En el supermercado cerca de su piso, los trozos de carne pálida no tenían rostro, aunque de algún modo parecían tristes. La tristeza estaba en la carne. O tal vez estuviera en él; era incapaz de discernirlo: planeaba entre ambos, estirada y tensa como una cuerda. Observó los cortes, extendidos sobre el poliestireno. Toqueteó los envases, hizo marcas con los dedos en la carne envuelta en plástico, y vio cómo desaparecían en el momento en que retiraba la mano de la superficie. Cuando los sostenía podía sentir los grandes espacios misteriosos y llenos de vida que gemía. El supermercado solo tenía a la venta cinco o seis paquetes de ternera, compró la mitad y se los llevó a casa. No sabía qué haría con ellos después. Yo solo quería liberarlos, afirmó en televisión.

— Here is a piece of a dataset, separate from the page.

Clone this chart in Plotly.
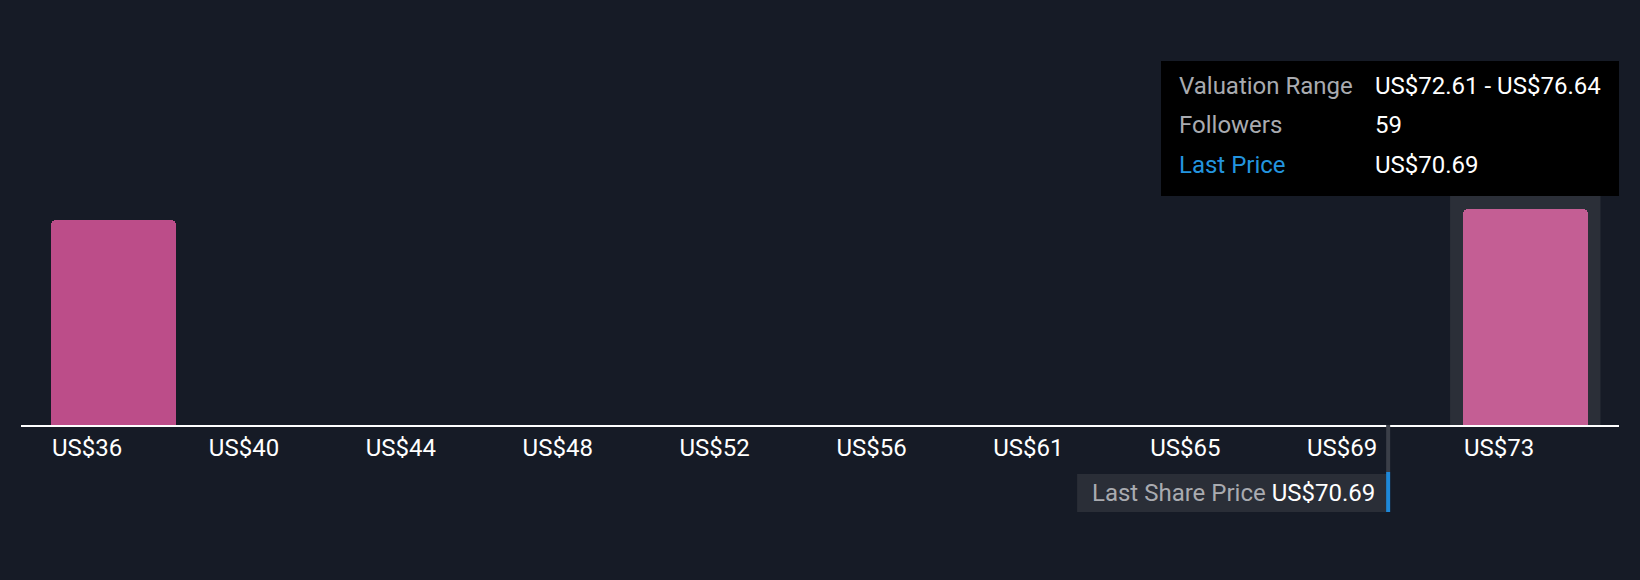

Michael almacenaba chuletas en su frigorífico y las dejaba allí en la fría oscuridad. Trabajaba seis días a la semana repartiendo correo a través de delgadas ranuras. Mientras hacía las rondas, pensaba en la carne que tiritaba en las baldas. Seccionada y atrofiada, seguía necesitando un guardián. Cuando regresó al supermercado, la sección de ternera había vuelto a aumentar, como si él nunca hubiera estado allí, como si nunca hubiera sostenido los envases duros ni los hubiera sacado a la luz del sol y a continuación los hubiera vuelto a meter en la fría oscuridad del frigorífico. Esta vez compró toda la ternera, siguió haciéndolo durante semanas, y luego simplemente la guardó hasta que no quedó espacio para la ternera nueva. Dado que no tenía sitio para almacenarla, empezó a comérsela, esa carne que no cabía, y fue depositándola en la absoluta oscuridad de su tracto digestivo, echándosela entre pecho y espalda como si fuera el lugar más seguro del mundo. La cocinaba de forma sencilla, sazonada con sal y pimienta, frita con mantequilla en la sartén. Cada vez tenía menos claro el sentido del acto de salvar la ternera, aunque cada vez le resultara más fácil y natural hacerlo.